• _Problem description_
Pictures aside, quote the whole listing exactly.

--------------------

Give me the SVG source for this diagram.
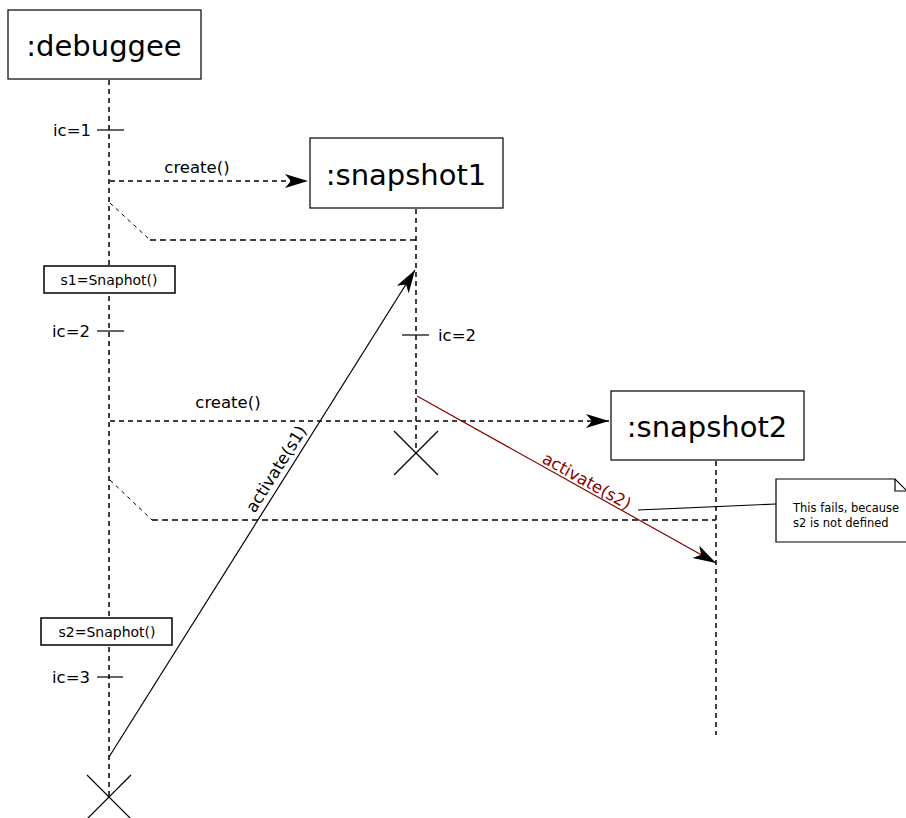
<svg xmlns="http://www.w3.org/2000/svg" width="906" height="818" viewBox="0 0 906 818">
<style>
text{font-family:"DejaVu Sans","Liberation Sans",sans-serif;fill:#000}
.box{fill:#fff;stroke:#000;stroke-width:1.2}
.life{stroke:#000;stroke-width:1.5;stroke-dasharray:5,4;fill:none}
.msg{stroke:#000;stroke-width:1.3;stroke-dasharray:5,4;fill:none}
.ret{stroke:#000;stroke-width:1.5;stroke-dasharray:6,4;fill:none}
.solid{stroke:#000;stroke-width:1.2;fill:none}
.title{font-size:29px;text-anchor:middle}
.lbl{font-size:16.5px}
.sm{font-size:14px;text-anchor:middle}
</style>
<defs>
<marker id="arr" markerUnits="userSpaceOnUse" markerWidth="26" markerHeight="16" viewBox="-24 -8 26 16" refX="0" refY="0" orient="auto">
<path d="M0,0 L-23,-7 L-17,0 L-23,7 Z" fill="#000"/>
</marker>
</defs>
<g id="connectors">
<line class="msg" x1="110" y1="181" x2="308" y2="181" marker-end="url(#arr)"/>
<text class="lbl" x="197" y="173" text-anchor="middle">create()</text>
<polyline class="solid" style="stroke-dasharray:4,4;stroke-width:1" points="110,203 150,240"/>
<line class="ret" x1="150" y1="240" x2="416" y2="240"/>
<line class="msg" x1="110" y1="421" x2="609" y2="421" marker-end="url(#arr)"/>
<text class="lbl" x="228" y="408" text-anchor="middle">create()</text>
<polyline class="solid" style="stroke-dasharray:4,4;stroke-width:1" points="110,480 152,520"/>
<line class="ret" x1="152" y1="520" x2="716" y2="520"/>
<line class="solid" x1="109" y1="757" x2="415" y2="270" marker-end="url(#arr)"/>
<text class="lbl" x="281" y="472" text-anchor="middle" transform="rotate(-57.8 281 472)">activate(s1)</text>
<line style="stroke:#8b0000;stroke-width:1.2" x1="417" y1="396" x2="716" y2="563" marker-end="url(#arr)"/>
<text class="lbl" x="584" y="486" text-anchor="middle" style="fill:#8b0000" transform="rotate(29.2 584 486)">activate(s2)</text>
<line class="solid" x1="638" y1="510" x2="776" y2="504"/>
</g>
<g id="debuggee">
<rect class="box" x="8" y="10" width="193" height="69"/>
<text class="title" x="104" y="56">:debuggee</text>
<line class="life" x1="109" y1="80" x2="109" y2="797"/>
<line class="solid" x1="97" y1="130" x2="124" y2="130"/>
<text class="lbl" x="91" y="136" text-anchor="end">ic=1</text>
<line class="solid" x1="97" y1="331" x2="124" y2="331"/>
<text class="lbl" x="90" y="337" text-anchor="end">ic=2</text>
<line class="solid" x1="97" y1="677" x2="123" y2="677"/>
<text class="lbl" x="90" y="683" text-anchor="end">ic=3</text>
<line class="solid" x1="87" y1="775" x2="131" y2="819"/>
<line class="solid" x1="131" y1="775" x2="87" y2="819"/>
</g>
<g id="s1box">
<rect class="box" x="44" y="266" width="131" height="27" style="stroke-width:1.5"/>
<text class="sm" x="109" y="285">s1=Snaphot()</text>
</g>
<g id="s2box">
<rect class="box" x="41" y="618" width="131" height="27" style="stroke-width:1.5"/>
<text class="sm" x="107" y="637">s2=Snaphot()</text>
</g>
<g id="snapshot1">
<rect class="box" x="310" y="138" width="193" height="70"/>
<text class="title" x="406" y="185">:snapshot1</text>
<line class="life" x1="416" y1="209" x2="416" y2="453"/>
<line class="solid" x1="402" y1="335" x2="429" y2="335"/>
<text class="lbl" x="438" y="341">ic=2</text>
<line class="solid" x1="394" y1="431" x2="438" y2="475"/>
<line class="solid" x1="438" y1="431" x2="394" y2="475"/>
</g>
<g id="snapshot2">
<rect class="box" x="611" y="391" width="193" height="69"/>
<text class="title" x="707" y="437">:snapshot2</text>
<line class="life" x1="716" y1="461" x2="716" y2="735"/>
</g>
<g id="note">
<path class="box" d="M776,479 L895,479 L907,491 L907,542 L776,542 Z"/>
<path class="solid" d="M895,479 L895,491 L907,491"/>
<text x="793" y="512" style="font-size:11.5px">This fails, because</text>
<text x="793" y="527" style="font-size:11.5px">s2 is not defined</text>
</g>
</svg>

--------------------

• _Answer to the problem_
Give me the SVG source for this diagram.
<svg xmlns="http://www.w3.org/2000/svg" width="906" height="818" viewBox="0 0 906 818">
<style>
text{font-family:"DejaVu Sans","Liberation Sans",sans-serif;fill:#000}
.box{fill:#fff;stroke:#000;stroke-width:1.2}
.life{stroke:#000;stroke-width:1.5;stroke-dasharray:5,4;fill:none}
.msg{stroke:#000;stroke-width:1.3;stroke-dasharray:5,4;fill:none}
.ret{stroke:#000;stroke-width:1.5;stroke-dasharray:6,4;fill:none}
.solid{stroke:#000;stroke-width:1.2;fill:none}
.title{font-size:29px;text-anchor:middle}
.lbl{font-size:16.5px}
.sm{font-size:14px;text-anchor:middle}
</style>
<defs>
<marker id="arr" markerUnits="userSpaceOnUse" markerWidth="26" markerHeight="16" viewBox="-24 -8 26 16" refX="0" refY="0" orient="auto">
<path d="M0,0 L-23,-7 L-17,0 L-23,7 Z" fill="#000"/>
</marker>
</defs>
<g id="connectors">
<line class="msg" x1="110" y1="181" x2="308" y2="181" marker-end="url(#arr)"/>
<text class="lbl" x="197" y="173" text-anchor="middle">create()</text>
<polyline class="solid" style="stroke-dasharray:4,4;stroke-width:1" points="110,203 150,240"/>
<line class="ret" x1="150" y1="240" x2="416" y2="240"/>
<line class="msg" x1="110" y1="421" x2="609" y2="421" marker-end="url(#arr)"/>
<text class="lbl" x="228" y="408" text-anchor="middle">create()</text>
<polyline class="solid" style="stroke-dasharray:4,4;stroke-width:1" points="110,480 152,520"/>
<line class="ret" x1="152" y1="520" x2="716" y2="520"/>
<line class="solid" x1="109" y1="757" x2="415" y2="270" marker-end="url(#arr)"/>
<text class="lbl" x="281" y="472" text-anchor="middle" transform="rotate(-57.8 281 472)">activate(s1)</text>
<line style="stroke:#8b0000;stroke-width:1.2" x1="417" y1="396" x2="716" y2="563" marker-end="url(#arr)"/>
<text class="lbl" x="584" y="486" text-anchor="middle" style="fill:#8b0000" transform="rotate(29.2 584 486)">activate(s2)</text>
<line class="solid" x1="638" y1="510" x2="776" y2="504"/>
</g>
<g id="debuggee">
<rect class="box" x="8" y="10" width="193" height="69"/>
<text class="title" x="104" y="56">:debuggee</text>
<line class="life" x1="109" y1="80" x2="109" y2="797"/>
<line class="solid" x1="97" y1="130" x2="124" y2="130"/>
<text class="lbl" x="91" y="136" text-anchor="end">ic=1</text>
<line class="solid" x1="97" y1="331" x2="124" y2="331"/>
<text class="lbl" x="90" y="337" text-anchor="end">ic=2</text>
<line class="solid" x1="97" y1="677" x2="123" y2="677"/>
<text class="lbl" x="90" y="683" text-anchor="end">ic=3</text>
<line class="solid" x1="87" y1="775" x2="131" y2="819"/>
<line class="solid" x1="131" y1="775" x2="87" y2="819"/>
</g>
<g id="s1box">
<rect class="box" x="44" y="266" width="131" height="27" style="stroke-width:1.5"/>
<text class="sm" x="109" y="285">s1=Snaphot()</text>
</g>
<g id="s2box">
<rect class="box" x="41" y="618" width="131" height="27" style="stroke-width:1.5"/>
<text class="sm" x="107" y="637">s2=Snaphot()</text>
</g>
<g id="snapshot1">
<rect class="box" x="310" y="138" width="193" height="70"/>
<text class="title" x="406" y="185">:snapshot1</text>
<line class="life" x1="416" y1="209" x2="416" y2="453"/>
<line class="solid" x1="402" y1="335" x2="429" y2="335"/>
<text class="lbl" x="438" y="341">ic=2</text>
<line class="solid" x1="394" y1="431" x2="438" y2="475"/>
<line class="solid" x1="438" y1="431" x2="394" y2="475"/>
</g>
<g id="snapshot2">
<rect class="box" x="611" y="391" width="193" height="69"/>
<text class="title" x="707" y="437">:snapshot2</text>
<line class="life" x1="716" y1="461" x2="716" y2="735"/>
</g>
<g id="note">
<path class="box" d="M776,479 L895,479 L907,491 L907,542 L776,542 Z"/>
<path class="solid" d="M895,479 L895,491 L907,491"/>
<text x="793" y="512" style="font-size:11.5px">This fails, because</text>
<text x="793" y="527" style="font-size:11.5px">s2 is not defined</text>
</g>
</svg>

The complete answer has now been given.